Friday, June 19, 2026

Vietnam Life Insurance Recovery

Vietnam's life insurance market has spent four years unwinding one of Southeast Asia's worst mis-selling scandals. New business premiums have reset to 2017 levels. Gross written premiums fell 12% in 2023 and a further 5.7% in 2024, driven by a collapse in consumer trust linked to bancassurance sales misconduct. Life insurance penetration dropped from 1.9% in 2022 to just 1.3% in 2024 - well below Thailand at 3.5% and Taiwan at 8.7%.

For insurers, reinsurers, and distribution partners with Southeast Asia exposure, the question is no longer whether Vietnam recovers. It is what kind of market emerges on the other side.

What the regulator changed - Vietnam's response was sweeping. The new Decree, issued in July 2023, tightened bancassurance conduct standards, imposed stricter disclosure requirements, and restricted product bundling. The revised Insurance Business Law now prohibits insurance sales within 60 days of loan disbursement and penalises banks that tie non-mandatory policies to loans. The market felt it immediately. Bancassurance revenue dropped 39% in the first six months after the rules took effect.

What executives expect - Sentiment varied by distribution model:
a: Bancassurance-focused: Most optimistic. Expect new bank-owned entrants to drive volume. Top priority is rebuilding policy persistency

b:Agency-focused: More cautious. Agent productivity remains well below pre-crisis levels. Milliman puts the timeline for full agent productivity recovery at roughly five years

c: Mixed-model: Projecting 10%–15% compound annual growth over five years, with diversification offering some protection

Three priorities cut across all groups: better sales quality, tighter cost control, and greater use of digital tools and AI.

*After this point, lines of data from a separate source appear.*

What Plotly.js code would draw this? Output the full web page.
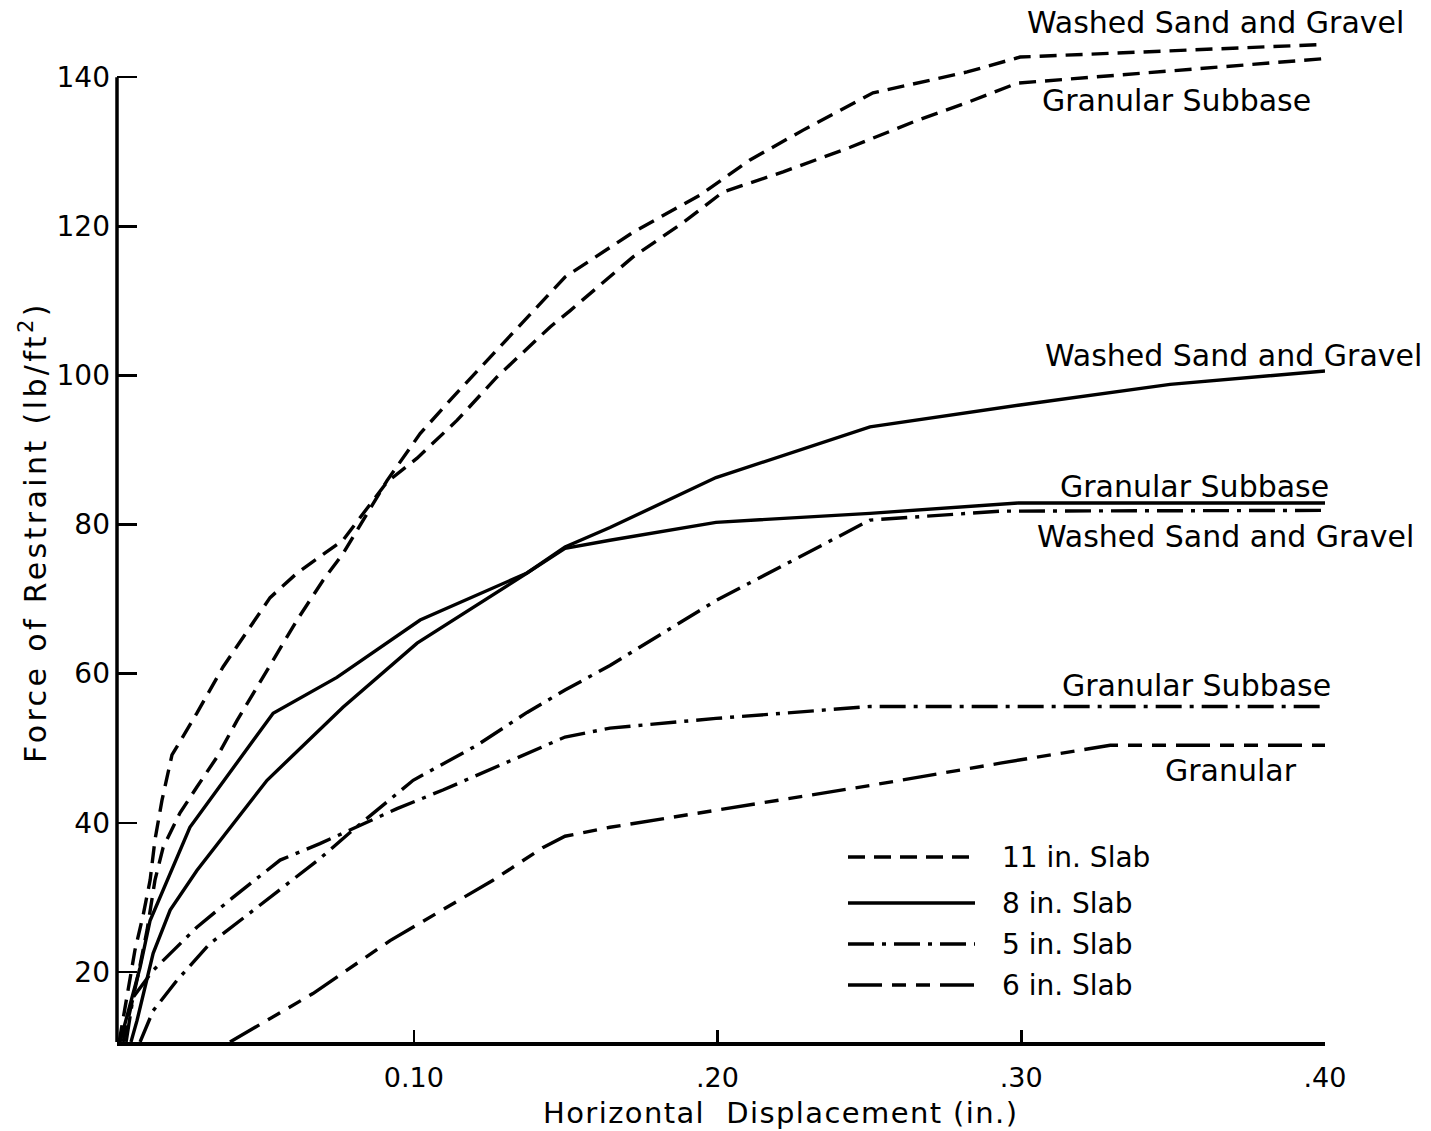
<!DOCTYPE html>
<html>
<head>
<meta charset="utf-8">
<script src="https://cdn.plot.ly/plotly-3.0.1.min.js"></script>
<style>
  html, body { margin: 0; padding: 0; background: #fff; }
  #chart { width: 1431px; height: 1131px; }
  g.annotation[data-index="0"] text { letter-spacing: 3.4px; }
  g.annotation[data-index="1"] text { letter-spacing: 1.4px; }
</style>
</head>
<body>
<div id="chart"></div>
<script>
// Force of restraint vs. horizontal slab displacement, by slab thickness and subbase

// 11 in. slab, washed sand and gravel
const disp11Washed  = [0.0043, 0.0066, 0.0092, 0.0122, 0.0148, 0.0175, 0.0230, 0.0286, 0.0352, 0.0418, 0.0484, 0.0550, 0.0616, 0.0701, 0.0767, 0.0912, 0.1021, 0.1129, 0.1274, 0.1373, 0.1498, 0.1722, 0.1943, 0.2107, 0.2282, 0.2512, 0.2657, 0.2822, 0.2996, 0.4000];
const force11Washed = [10.6, 14.8, 19.5, 25.6, 32.3, 36.7, 41.3, 44.8, 48.8, 53.7, 58.2, 62.7, 67.2, 72.5, 76.1, 85.9, 92.2, 97.1, 103.4, 107.8, 113.2, 119.2, 124.2, 128.9, 132.9, 137.9, 139.2, 140.7, 142.7, 144.4];

// 11 in. slab, granular subbase
const disp11Granular  = [0.0030, 0.0059, 0.0082, 0.0109, 0.0132, 0.0148, 0.0171, 0.0204, 0.0286, 0.0372, 0.0527, 0.0616, 0.0767, 0.0912, 0.1011, 0.1143, 0.1274, 0.1449, 0.1515, 0.1722, 0.1887, 0.2018, 0.2216, 0.2437, 0.2657, 0.2822, 0.2987, 0.4000];
const force11Granular = [10.6, 17.5, 22.9, 27.6, 32.3, 37.7, 43.0, 49.1, 54.7, 60.9, 70.2, 73.5, 77.9, 85.7, 88.9, 94.0, 99.8, 106.5, 108.7, 115.9, 120.5, 124.6, 127.3, 130.6, 134.2, 136.6, 139.2, 142.5];

// 8 in. slab, washed sand and gravel
const disp8Washed  = [0.0069, 0.0089, 0.0142, 0.0198, 0.0286, 0.0517, 0.0767, 0.1011, 0.1373, 0.1498, 0.1646, 0.1995, 0.2502, 0.2990, 0.3490, 0.4000];
const force8Washed = [10.6, 13.5, 22.5, 28.3, 33.6, 45.7, 55.5, 64.1, 73.5, 77.0, 79.6, 86.3, 93.1, 96.0, 98.8, 100.6];

// 8 in. slab, granular subbase
const disp8Granular  = [0.0033, 0.0099, 0.0132, 0.0263, 0.0537, 0.0747, 0.1021, 0.1373, 0.1498, 0.1646, 0.1995, 0.2502, 0.2990, 0.4000];
const force8Granular = [10.6, 20.6, 26.9, 39.4, 54.7, 59.5, 67.2, 73.5, 76.8, 77.9, 80.3, 81.5, 82.9, 82.9];

// 5 in. slab, washed sand and gravel
const disp5Washed  = [0.0099, 0.0142, 0.0221, 0.0329, 0.0451, 0.0570, 0.0691, 0.0790, 0.0998, 0.1208, 0.1373, 0.1498, 0.1646, 0.1995, 0.2502, 0.2931, 0.4000];
const force5Washed = [10.6, 14.8, 18.9, 23.8, 27.6, 31.3, 35.2, 38.7, 45.7, 50.4, 54.8, 57.8, 61.1, 69.8, 80.6, 81.8, 81.9];

// 5 in. slab, granular subbase
const disp5Granular  = [0.0053, 0.0076, 0.0142, 0.0286, 0.0405, 0.0560, 0.0691, 0.0790, 0.0945, 0.1096, 0.1373, 0.1498, 0.1646, 0.1995, 0.2502, 0.4000];
const force5Granular = [10.6, 16.6, 20.2, 26.0, 30.0, 35.0, 37.2, 39.0, 41.9, 44.4, 49.3, 51.5, 52.7, 54.0, 55.6, 55.6];

// 6 in. slab, granular
const disp6Granular  = [0.0395, 0.0668, 0.0922, 0.1261, 0.1426, 0.1498, 0.1646, 0.1995, 0.2502, 0.2931, 0.3293, 0.4000];
const force6Granular = [10.6, 17.1, 24.2, 32.3, 36.7, 38.2, 39.4, 41.7, 45.0, 48.0, 50.4, 50.4];

// axis ticks
const xTickVals = [0.10, 0.20, 0.30, 0.40];
const xTickText = ['0.10', '.20', '.30', '.40'];
const yTickVals = [20, 40, 60, 80, 100, 120, 140];

// legend entries
const legendLabels = ['11 in. Slab', '8 in. Slab', '5 in. Slab', '6 in. Slab'];

const FONT = 'DejaVu Sans, Verdana, sans-serif';
const INK = '#000';
const LW = 3.4;

const DASH_11 = '17px,9px';
const DASH_8 = 'solid';
const DASH_5 = '26px,8px,4px,8px';
const DASH_6 = '34px,10px,14px,10px,14px,10px';
const legendDashes = [DASH_11, DASH_8, DASH_5, DASH_6];

// plot-area geometry in page pixels
const W = 1431, H = 1131;
const M = { l: 117, r: 106, t: 25, b: 89 };
const plotW = W - M.l - M.r, plotH = H - M.t - M.b;
const px = v => (v - M.l) / plotW;           // page x -> paper x
const py = v => (H - M.b - v) / plotH;       // page y -> paper y

function curve(x, y, dash) {
  return {
    type: 'scatter', mode: 'lines', x: x, y: y,
    line: { color: INK, width: LW, dash: dash },
    hoverinfo: 'skip', showlegend: false
  };
}

const traces = [
  curve(disp11Washed, force11Washed, DASH_11),
  curve(disp11Granular, force11Granular, DASH_11),
  curve(disp8Washed, force8Washed, DASH_8),
  curve(disp8Granular, force8Granular, DASH_8),
  curve(disp5Washed, force5Washed, DASH_5),
  curve(disp5Granular, force5Granular, DASH_5),
  curve(disp6Granular, force6Granular, DASH_6)
];

function label(text, left, cy, size) {
  return {
    text: text, xref: 'paper', yref: 'paper', x: px(left), y: py(cy),
    xanchor: 'left', yanchor: 'middle', showarrow: false,
    font: { family: FONT, size: size || 30, color: INK }
  };
}

const annotations = [
  // axis titles
  {
    text: 'Force of Restraint (lb/ft<sup>2</sup>)', xref: 'paper', yref: 'paper',
    x: px(33), y: py(532), xanchor: 'center', yanchor: 'middle', textangle: -90,
    showarrow: false, font: { family: FONT, size: 30, color: INK }
  },
  {
    text: 'Horizontal  Displacement (in.)', xref: 'paper', yref: 'paper',
    x: px(780), y: py(1113), xanchor: 'center', yanchor: 'middle',
    showarrow: false, font: { family: FONT, size: 29, color: INK }
  },
  // curve labels
  label('Washed Sand and Gravel', 1025, 22),
  label('Granular Subbase', 1040, 100),
  label('Washed Sand and Gravel', 1043, 355),
  label('Granular Subbase', 1058, 486),
  label('Washed Sand and Gravel', 1035, 536),
  label('Granular Subbase', 1060, 685),
  label('Granular', 1163, 770)
];

const legendRows = [857, 903, 944, 985];
const shapes = [
  // left axis line, ending at the top tick
  {
    type: 'line', xref: 'paper', yref: 'y', x0: 0, x1: 0, y0: 10.6, y1: 140,
    line: { color: INK, width: 3.5 }
  }
];
legendLabels.forEach((t, i) => {
  shapes.push({
    type: 'line', xref: 'paper', yref: 'paper',
    x0: px(848), x1: px(975), y0: py(legendRows[i]), y1: py(legendRows[i]),
    line: { color: INK, width: LW, dash: legendDashes[i] }
  });
  annotations.push(label(t, 1000, legendRows[i], 28));
});

const layout = {
  width: W, height: H, margin: M,
  paper_bgcolor: '#fff', plot_bgcolor: '#fff',
  showlegend: false,
  font: { family: FONT, color: INK },
  xaxis: {
    range: [0.0023, 0.40], showgrid: false, zeroline: false,
    showline: true, linecolor: INK, linewidth: 3.5,
    ticks: 'inside', ticklen: 12, tickwidth: 2.5, tickcolor: INK,
    tickvals: xTickVals, ticktext: xTickText,
    tickfont: { family: FONT, size: 27, color: INK },
    ticklabelstandoff: 9
  },
  yaxis: {
    range: [10.6, 147], showgrid: false, zeroline: false, showline: false,
    ticks: 'inside', ticklen: 20, tickwidth: 2.5, tickcolor: INK,
    tickvals: yTickVals, ticktext: yTickVals.map(String),
    tickfont: { family: FONT, size: 28, color: INK },
    ticklabelstandoff: 6
  },
  shapes: shapes,
  annotations: annotations
};

Plotly.newPlot('chart', traces, layout, { displayModeBar: false, staticPlot: true });
</script>
</body>
</html>
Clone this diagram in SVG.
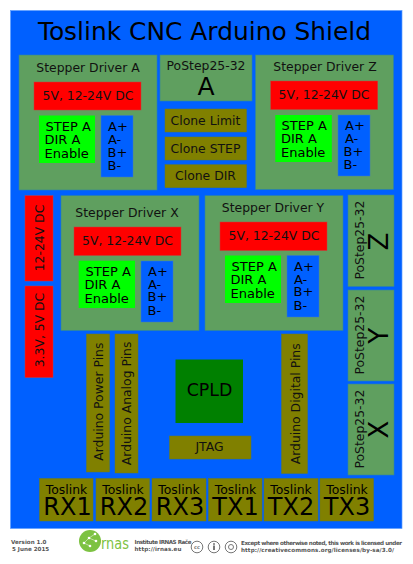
<svg xmlns="http://www.w3.org/2000/svg" width="413" height="564" viewBox="0 0 413 564">
<style>
text{font-family:"DejaVu Sans",sans-serif;fill:#000}
.m{text-anchor:middle}
.bg{fill:#0060ff;stroke:#5f9fff;stroke-width:.7}
.g{fill:#5f9f5f;stroke:#2f86a0;stroke-width:.6}
.r{fill:#ff0000;stroke:#c83c3c;stroke-width:.5}
.l{fill:#00ff00}
.b{fill:#0060ff;stroke:#3c78c8;stroke-width:.5}
.o{fill:#808000;stroke:#6a7a20;stroke-width:.5}
.t13{font-size:13px}
.t{font-size:12.4px;fill:#111}
.ts{font-size:12.4px}
.f{font-size:5.6px;font-weight:bold;fill:#555}
.cc{fill:none;stroke:#777;stroke-width:1}
</style>
<rect width="413" height="564" fill="#fff"/>
<rect class="bg" x="10.5" y="10.5" width="391.5" height="518"/>
<text id="title" x="204.500" y="40" class="m" font-size="24.900">Toslink CNC Arduino Shield</text>

<g id="driver-a">
<rect class="g" x="19" y="55" width="138" height="135"/>
<text class="m t" x="88" y="72">Stepper Driver A</text>
<rect class="r" x="34" y="82" width="107" height="28"/>
<text class="m t" x="88" y="100">5V, 12-24V DC</text>
<rect class="l" x="39" y="115.500" width="56" height="47.500"/>
<text class="t13" x="45.500" y="131">STEP A</text><text class="t13" x="44.500" y="144">DIR A</text><text class="t13" x="44.500" y="158">Enable</text>
<rect class="b" x="101" y="115.500" width="32" height="61.500"/>
<text class="t13" x="108" y="131">A+</text><text class="t13" x="108" y="144">A-</text><text class="t13" x="107.500" y="156.500">B+</text><text class="t13" x="107.500" y="170">B-</text>
</g>

<g id="postep-a">
<rect class="g" x="160" y="55" width="92" height="46"/>
<text class="m t" x="206" y="70">PoStep25-32</text>
<text class="m" x="206" y="95" font-size="25">A</text>
</g>
<g id="clone-limit"><rect class="o" x="165" y="109" width="81.500" height="23"/><text class="m t" x="205.500" y="124.500">Clone Limit</text></g>
<g id="clone-step"><rect class="o" x="165" y="137" width="81.500" height="23"/><text class="m t" x="205.500" y="152.500">Clone STEP</text></g>
<g id="clone-dir"><rect class="o" x="165" y="164.700" width="81.500" height="23"/><text class="m t" x="205.500" y="180">Clone DIR</text></g>

<g id="driver-z">
<rect class="g" x="255.500" y="55" width="138" height="134.500"/>
<text class="m t" x="325" y="71">Stepper Driver Z</text>
<rect class="r" x="270.700" y="81" width="107" height="28.500"/>
<text class="m t" x="324" y="99">5V, 12-24V DC</text>
<rect class="l" x="275.300" y="115" width="56.500" height="47"/>
<text class="t13" x="281.500" y="130">STEP A</text><text class="t13" x="281" y="143">DIR A</text><text class="t13" x="281" y="157">Enable</text>
<rect class="b" x="338" y="115" width="32" height="61"/>
<text class="t13" x="345" y="130">A+</text><text class="t13" x="345" y="143">A-</text><text class="t13" x="343.500" y="156">B+</text><text class="t13" x="343.500" y="169">B-</text>
</g>

<g id="driver-x">
<rect class="g" x="61" y="195.700" width="138" height="134.800"/>
<text class="m t" x="127" y="217">Stepper Driver X</text>
<rect class="r" x="74" y="227" width="107" height="28.500"/>
<text class="m t" x="127.500" y="245">5V, 12-24V DC</text>
<rect class="l" x="78.700" y="260.700" width="56.300" height="47.300"/>
<text class="t13" x="85.500" y="276">STEP A</text><text class="t13" x="84.500" y="289">DIR A</text><text class="t13" x="84.500" y="303">Enable</text>
<rect class="b" x="141" y="261" width="32" height="61"/>
<text class="t13" x="148" y="276">A+</text><text class="t13" x="148" y="289">A-</text><text class="t13" x="147.500" y="301">B+</text><text class="t13" x="147.500" y="314.500">B-</text>
</g>

<g id="driver-y">
<rect class="g" x="205" y="195.700" width="138" height="134.800"/>
<text class="m t" x="273" y="212">Stepper Driver Y</text>
<rect class="r" x="220" y="222" width="107" height="28.500"/>
<text class="m t" x="274" y="240">5V, 12-24V DC</text>
<rect class="l" x="225" y="255.500" width="56" height="47.500"/>
<text class="t13" x="231.500" y="271">STEP A</text><text class="t13" x="230.500" y="284">DIR A</text><text class="t13" x="230.500" y="298">Enable</text>
<rect class="b" x="287" y="255.500" width="32" height="61.500"/>
<text class="t13" x="294" y="271">A+</text><text class="t13" x="294" y="284">A-</text><text class="t13" x="293.500" y="296">B+</text><text class="t13" x="293.500" y="309.500">B-</text>
</g>

<g id="postep-z">
<rect class="g" x="348" y="195" width="46" height="91.500"/>
<text class="t" transform="translate(363.500 279.500) rotate(-90)">PoStep25-32</text>
<text class="m" transform="translate(388 241.500) rotate(-90)" font-size="26">Z</text>
</g>
<g id="postep-y">
<rect class="g" x="348" y="290" width="46" height="91"/>
<text class="t" transform="translate(363.500 374.500) rotate(-90)">PoStep25-32</text>
<text class="m" transform="translate(388 335.700) rotate(-90)" font-size="26">Y</text>
</g>
<g id="postep-x">
<rect class="g" x="348" y="384" width="46" height="91"/>
<text class="t" transform="translate(363.500 468.500) rotate(-90)">PoStep25-32</text>
<text class="m" transform="translate(388 429.500) rotate(-90)" font-size="26">X</text>
</g>

<g id="power-12-24">
<rect class="r" x="25" y="195.700" width="28" height="85.300"/>
<text class="m t" transform="translate(43.500 238) rotate(-90)">12-24V DC</text>
</g>
<g id="power-3-5">
<rect class="r" x="25" y="286" width="28" height="91.500"/>
<text class="m t" transform="translate(43.500 330) rotate(-90)">3.3V, 5V DC</text>
</g>

<g id="arduino-power"><rect class="o" x="86.500" y="334" width="23" height="138"/><text class="m t" transform="translate(103.300 401.700) rotate(-90)">Arduino Power Pins</text></g>
<g id="arduino-analog"><rect class="o" x="115" y="334" width="23" height="139"/><text class="m t" transform="translate(130.500 403.400) rotate(-90)">Arduino Analog Pins</text></g>
<g id="arduino-digital"><rect class="o" x="281.500" y="334" width="26" height="139.500"/><text class="m t" transform="translate(299.500 403.800) rotate(-90)">Arduino Digital Pins</text></g>

<g id="cpld"><rect x="175.500" y="359.500" width="67.500" height="63.500" fill="#008000"/><text class="m" x="209.500" y="396" font-size="17.400">CPLD</text></g>
<g id="jtag"><rect class="o" x="169.500" y="436" width="81.500" height="23"/><text class="m t" x="209.500" y="450.700">JTAG</text></g>

<g id="rx1"><rect class="o" x="39.500" y="478.500" width="53.500" height="42.500"/><text class="m ts" x="66.500" y="493.500">Toslink</text><text class="m" x="67.500" y="515" font-size="24">RX1</text></g>
<g id="rx2"><rect class="o" x="96" y="478.500" width="53.500" height="42.500"/><text class="m ts" x="123" y="493.500">Toslink</text><text class="m" x="124" y="515" font-size="24">RX2</text></g>
<g id="rx3"><rect class="o" x="152" y="478.500" width="54" height="42.500"/><text class="m ts" x="179" y="493.500">Toslink</text><text class="m" x="180" y="515" font-size="24">RX3</text></g>
<g id="tx1"><rect class="o" x="208.500" y="478.500" width="53.500" height="42.500"/><text class="m ts" x="235.500" y="493.500">Toslink</text><text class="m" x="235.500" y="515" font-size="24">TX1</text></g>
<g id="tx2"><rect class="o" x="264" y="478.500" width="54" height="42.500"/><text class="m ts" x="291" y="493.500">Toslink</text><text class="m" x="291" y="515" font-size="24">TX2</text></g>
<g id="tx3"><rect class="o" x="320" y="478.500" width="53.500" height="42.500"/><text class="m ts" x="347" y="493.500">Toslink</text><text class="m" x="347" y="515" font-size="24">TX3</text></g>

<g id="footer">
<text class="f" x="11" y="544">Version 1.0</text>
<text class="f" x="12" y="551">5 June 2015</text>
<circle cx="90" cy="541" r="11" fill="#7dc242"/>
<g fill="#fff"><circle cx="84" cy="543" r="1.300"/><circle cx="89" cy="538" r="1.300"/><circle cx="95" cy="534" r="1.300"/><circle cx="96" cy="541" r="1.300"/><circle cx="90" cy="546" r="1.300"/></g>
<g stroke="#fff" stroke-width=".5" fill="none"><path d="M84 543 89 538 95 534M89 538 96 541M84 543 90 546"/></g>
<text x="101" y="549" font-size="15" style="fill:#7dc242" textLength="28" lengthAdjust="spacingAndGlyphs">rnas</text>
<text class="f" x="134.500" y="544" textLength="57">Institute IRNAS Rače</text>
<text class="f" x="134.500" y="551" textLength="47">http://irnas.eu</text>
<circle class="cc" cx="197" cy="547" r="5.800"/><text x="197" y="549" class="m" font-size="5" font-weight="bold" style="fill:#777">cc</text>
<circle class="cc" cx="214" cy="547" r="5.800"/><circle cx="214" cy="544" r="1" fill="#777"/><rect x="213" y="545.500" width="2" height="4.500" fill="#777"/>
<circle class="cc" cx="231" cy="547" r="5.800"/><circle class="cc" cx="231" cy="547" r="2.500"/>
<text class="f" x="241" y="545" textLength="161">Except where otherwise noted, this work is licensed under</text>
<text class="f" x="241" y="552" textLength="153">http://creativecommons.org/licenses/by-sa/3.0/</text>
</g>
</svg>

The bank-owned insurer threat - The most commercially significant post-crisis shift is banks moving from distributor to competitor. Techcom Life, launched in 2025, was the first greenfield domestic life insurer outside the joint-venture model since 1996. Asia Commercial Bank and VPBank are also pursuing insurance subsidiaries. More bank-owned entrants are expected within two to three years.

For foreign-owned insurers with exclusive bancassurance agreements, this is a live strategic risk.

The recovery case - Industry projected a 3.8% growth in 2026, following an estimated 0.9% expansion in 2025. The structural case - young demographics, rising incomes, penetration at 1.3% - remains compelling.